[What you will do] Reproduce, exactly and in full, only the lines below from the one containing "Write the TikZ code for this diagram." through the one containing "(0,0) rectangle (607,625);".

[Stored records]
· · · ·

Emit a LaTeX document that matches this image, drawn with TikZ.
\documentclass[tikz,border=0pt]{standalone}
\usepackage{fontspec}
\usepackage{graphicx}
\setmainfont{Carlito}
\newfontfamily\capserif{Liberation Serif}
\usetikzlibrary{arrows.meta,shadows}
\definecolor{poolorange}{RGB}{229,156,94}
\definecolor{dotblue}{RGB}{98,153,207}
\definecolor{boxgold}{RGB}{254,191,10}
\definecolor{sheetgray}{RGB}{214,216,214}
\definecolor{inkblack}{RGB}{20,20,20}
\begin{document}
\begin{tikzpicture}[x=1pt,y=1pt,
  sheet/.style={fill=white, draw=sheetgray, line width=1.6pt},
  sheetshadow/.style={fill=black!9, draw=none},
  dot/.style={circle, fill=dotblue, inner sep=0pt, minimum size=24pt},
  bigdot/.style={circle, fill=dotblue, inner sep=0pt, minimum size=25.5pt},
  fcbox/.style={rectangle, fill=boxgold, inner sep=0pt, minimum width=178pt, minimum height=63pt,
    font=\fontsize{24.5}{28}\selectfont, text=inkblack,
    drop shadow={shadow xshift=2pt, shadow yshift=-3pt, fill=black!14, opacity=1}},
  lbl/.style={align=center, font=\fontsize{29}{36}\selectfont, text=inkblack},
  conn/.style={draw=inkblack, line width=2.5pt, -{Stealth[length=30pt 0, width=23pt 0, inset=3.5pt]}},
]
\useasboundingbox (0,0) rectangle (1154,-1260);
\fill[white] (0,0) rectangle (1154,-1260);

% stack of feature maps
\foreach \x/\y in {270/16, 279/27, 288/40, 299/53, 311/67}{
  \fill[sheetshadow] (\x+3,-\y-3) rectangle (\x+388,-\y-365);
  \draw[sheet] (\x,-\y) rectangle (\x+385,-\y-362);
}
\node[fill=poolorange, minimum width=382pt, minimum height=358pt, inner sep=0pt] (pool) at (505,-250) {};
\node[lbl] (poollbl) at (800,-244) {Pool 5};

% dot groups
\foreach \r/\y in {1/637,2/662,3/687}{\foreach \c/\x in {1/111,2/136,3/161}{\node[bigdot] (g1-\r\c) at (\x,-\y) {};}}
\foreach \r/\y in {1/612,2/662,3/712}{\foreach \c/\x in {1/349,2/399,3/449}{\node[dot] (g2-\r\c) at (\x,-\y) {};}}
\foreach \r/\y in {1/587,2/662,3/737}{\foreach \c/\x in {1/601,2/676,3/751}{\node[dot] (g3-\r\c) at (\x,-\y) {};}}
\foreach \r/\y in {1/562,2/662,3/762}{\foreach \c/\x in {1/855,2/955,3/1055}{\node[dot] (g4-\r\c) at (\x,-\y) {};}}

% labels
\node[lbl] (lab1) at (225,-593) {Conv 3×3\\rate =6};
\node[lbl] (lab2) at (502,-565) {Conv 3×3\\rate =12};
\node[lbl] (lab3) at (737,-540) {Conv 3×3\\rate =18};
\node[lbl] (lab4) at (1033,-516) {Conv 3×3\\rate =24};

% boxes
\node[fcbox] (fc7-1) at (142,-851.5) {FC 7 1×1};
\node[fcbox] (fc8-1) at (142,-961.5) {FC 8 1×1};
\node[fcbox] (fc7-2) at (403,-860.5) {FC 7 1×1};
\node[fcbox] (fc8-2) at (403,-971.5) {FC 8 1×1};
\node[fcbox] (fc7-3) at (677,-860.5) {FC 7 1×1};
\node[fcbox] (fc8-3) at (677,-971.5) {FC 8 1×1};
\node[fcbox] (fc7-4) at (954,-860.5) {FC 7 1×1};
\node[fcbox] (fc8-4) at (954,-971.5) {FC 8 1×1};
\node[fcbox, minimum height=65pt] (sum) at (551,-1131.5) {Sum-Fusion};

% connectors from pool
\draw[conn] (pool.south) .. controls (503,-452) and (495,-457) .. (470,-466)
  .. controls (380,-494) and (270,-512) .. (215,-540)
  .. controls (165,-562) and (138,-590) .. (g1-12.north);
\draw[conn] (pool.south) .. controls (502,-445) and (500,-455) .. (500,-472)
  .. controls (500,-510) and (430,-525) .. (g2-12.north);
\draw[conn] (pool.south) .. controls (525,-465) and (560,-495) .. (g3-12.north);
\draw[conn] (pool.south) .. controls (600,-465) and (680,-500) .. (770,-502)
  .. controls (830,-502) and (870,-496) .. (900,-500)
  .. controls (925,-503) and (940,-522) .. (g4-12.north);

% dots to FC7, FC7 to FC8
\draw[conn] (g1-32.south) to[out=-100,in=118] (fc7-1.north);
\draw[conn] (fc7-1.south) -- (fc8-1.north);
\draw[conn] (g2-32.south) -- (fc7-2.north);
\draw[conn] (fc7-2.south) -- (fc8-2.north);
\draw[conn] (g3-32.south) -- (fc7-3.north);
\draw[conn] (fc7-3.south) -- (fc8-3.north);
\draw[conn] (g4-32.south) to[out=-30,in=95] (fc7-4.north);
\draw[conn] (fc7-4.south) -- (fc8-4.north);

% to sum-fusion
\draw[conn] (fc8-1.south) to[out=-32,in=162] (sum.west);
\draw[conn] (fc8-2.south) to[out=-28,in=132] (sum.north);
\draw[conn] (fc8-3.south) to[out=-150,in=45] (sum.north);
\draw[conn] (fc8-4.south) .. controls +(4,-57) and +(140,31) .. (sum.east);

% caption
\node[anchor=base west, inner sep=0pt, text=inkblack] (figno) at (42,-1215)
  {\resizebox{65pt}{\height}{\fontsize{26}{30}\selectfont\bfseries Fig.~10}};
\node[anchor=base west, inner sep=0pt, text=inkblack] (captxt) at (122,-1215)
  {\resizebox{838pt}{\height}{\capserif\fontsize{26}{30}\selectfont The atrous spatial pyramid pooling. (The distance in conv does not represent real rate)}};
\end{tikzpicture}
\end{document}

· · · ·

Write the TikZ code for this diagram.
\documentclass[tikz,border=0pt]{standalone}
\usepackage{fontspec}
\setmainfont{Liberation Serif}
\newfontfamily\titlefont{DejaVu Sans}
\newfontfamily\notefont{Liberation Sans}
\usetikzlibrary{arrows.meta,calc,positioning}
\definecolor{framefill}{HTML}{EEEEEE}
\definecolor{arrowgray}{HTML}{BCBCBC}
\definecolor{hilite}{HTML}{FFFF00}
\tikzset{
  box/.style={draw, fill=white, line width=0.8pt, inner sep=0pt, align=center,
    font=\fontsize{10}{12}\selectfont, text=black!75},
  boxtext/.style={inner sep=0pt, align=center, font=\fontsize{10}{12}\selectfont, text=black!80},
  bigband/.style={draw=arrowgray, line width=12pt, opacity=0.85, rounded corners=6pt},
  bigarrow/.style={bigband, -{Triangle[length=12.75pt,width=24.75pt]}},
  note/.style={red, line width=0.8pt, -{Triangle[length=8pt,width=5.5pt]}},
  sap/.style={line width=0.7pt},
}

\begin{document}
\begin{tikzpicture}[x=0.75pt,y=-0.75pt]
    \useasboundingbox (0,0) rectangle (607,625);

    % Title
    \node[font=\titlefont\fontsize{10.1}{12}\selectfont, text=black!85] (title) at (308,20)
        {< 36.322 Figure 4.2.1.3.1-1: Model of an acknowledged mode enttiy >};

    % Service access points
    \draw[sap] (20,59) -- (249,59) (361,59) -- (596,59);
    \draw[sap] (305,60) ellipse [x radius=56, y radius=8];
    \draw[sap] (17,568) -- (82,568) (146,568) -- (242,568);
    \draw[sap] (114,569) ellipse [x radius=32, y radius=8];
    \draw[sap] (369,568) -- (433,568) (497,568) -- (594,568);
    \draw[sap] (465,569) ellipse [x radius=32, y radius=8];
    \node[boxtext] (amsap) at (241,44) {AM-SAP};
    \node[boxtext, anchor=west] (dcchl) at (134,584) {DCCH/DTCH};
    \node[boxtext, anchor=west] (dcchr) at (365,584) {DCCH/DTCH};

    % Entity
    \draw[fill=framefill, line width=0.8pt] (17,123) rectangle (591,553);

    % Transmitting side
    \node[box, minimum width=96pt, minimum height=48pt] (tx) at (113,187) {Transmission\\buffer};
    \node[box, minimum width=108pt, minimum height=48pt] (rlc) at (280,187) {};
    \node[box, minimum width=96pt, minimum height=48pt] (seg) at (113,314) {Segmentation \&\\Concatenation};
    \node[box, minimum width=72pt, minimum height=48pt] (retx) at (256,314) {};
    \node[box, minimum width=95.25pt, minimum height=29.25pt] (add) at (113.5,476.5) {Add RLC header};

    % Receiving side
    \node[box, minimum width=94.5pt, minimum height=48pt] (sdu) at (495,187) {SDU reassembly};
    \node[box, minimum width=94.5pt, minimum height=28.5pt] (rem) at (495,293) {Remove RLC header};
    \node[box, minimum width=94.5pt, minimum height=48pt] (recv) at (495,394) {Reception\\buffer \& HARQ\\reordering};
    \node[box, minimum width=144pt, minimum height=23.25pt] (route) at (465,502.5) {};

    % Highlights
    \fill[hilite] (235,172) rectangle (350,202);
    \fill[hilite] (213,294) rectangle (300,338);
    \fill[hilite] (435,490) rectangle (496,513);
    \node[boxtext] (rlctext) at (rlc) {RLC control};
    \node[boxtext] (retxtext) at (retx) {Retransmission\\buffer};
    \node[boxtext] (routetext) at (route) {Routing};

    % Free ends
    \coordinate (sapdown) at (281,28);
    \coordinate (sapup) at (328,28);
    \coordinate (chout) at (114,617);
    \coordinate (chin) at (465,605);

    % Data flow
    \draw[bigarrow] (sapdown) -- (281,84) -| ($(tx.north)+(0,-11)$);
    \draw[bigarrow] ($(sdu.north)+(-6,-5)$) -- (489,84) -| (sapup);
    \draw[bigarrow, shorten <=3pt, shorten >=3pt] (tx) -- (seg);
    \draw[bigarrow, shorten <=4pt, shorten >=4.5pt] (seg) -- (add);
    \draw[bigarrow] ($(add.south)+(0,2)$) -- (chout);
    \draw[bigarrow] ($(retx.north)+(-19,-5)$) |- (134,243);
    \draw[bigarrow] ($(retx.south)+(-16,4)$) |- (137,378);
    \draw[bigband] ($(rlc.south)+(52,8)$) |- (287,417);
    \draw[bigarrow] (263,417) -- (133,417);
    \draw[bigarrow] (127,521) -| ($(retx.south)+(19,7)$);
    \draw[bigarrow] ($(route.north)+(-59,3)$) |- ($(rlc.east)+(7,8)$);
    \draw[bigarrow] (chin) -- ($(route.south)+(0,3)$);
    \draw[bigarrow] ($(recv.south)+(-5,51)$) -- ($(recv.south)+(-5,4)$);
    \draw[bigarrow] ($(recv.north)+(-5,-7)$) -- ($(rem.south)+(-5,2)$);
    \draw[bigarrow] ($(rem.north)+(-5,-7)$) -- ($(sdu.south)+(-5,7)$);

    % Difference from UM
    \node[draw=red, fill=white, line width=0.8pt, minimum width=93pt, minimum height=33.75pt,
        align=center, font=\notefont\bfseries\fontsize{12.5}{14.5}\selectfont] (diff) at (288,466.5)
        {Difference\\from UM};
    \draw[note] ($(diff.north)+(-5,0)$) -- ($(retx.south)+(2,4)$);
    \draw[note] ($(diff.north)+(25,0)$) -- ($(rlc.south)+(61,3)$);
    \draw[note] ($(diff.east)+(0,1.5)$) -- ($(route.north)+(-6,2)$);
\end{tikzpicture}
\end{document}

· · · ·

[Reply]
Write the TikZ code for this diagram.
\documentclass[tikz,border=0pt]{standalone}
\usepackage{fontspec}
\setmainfont{Liberation Serif}
\newfontfamily\titlefont{DejaVu Sans}
\newfontfamily\notefont{Liberation Sans}
\usetikzlibrary{arrows.meta,calc,positioning}
\definecolor{framefill}{HTML}{EEEEEE}
\definecolor{arrowgray}{HTML}{BCBCBC}
\definecolor{hilite}{HTML}{FFFF00}
\tikzset{
  box/.style={draw, fill=white, line width=0.8pt, inner sep=0pt, align=center,
    font=\fontsize{10}{12}\selectfont, text=black!75},
  boxtext/.style={inner sep=0pt, align=center, font=\fontsize{10}{12}\selectfont, text=black!80},
  bigband/.style={draw=arrowgray, line width=12pt, opacity=0.85, rounded corners=6pt},
  bigarrow/.style={bigband, -{Triangle[length=12.75pt,width=24.75pt]}},
  note/.style={red, line width=0.8pt, -{Triangle[length=8pt,width=5.5pt]}},
  sap/.style={line width=0.7pt},
}

\begin{document}
\begin{tikzpicture}[x=0.75pt,y=-0.75pt]
    \useasboundingbox (0,0) rectangle (607,625);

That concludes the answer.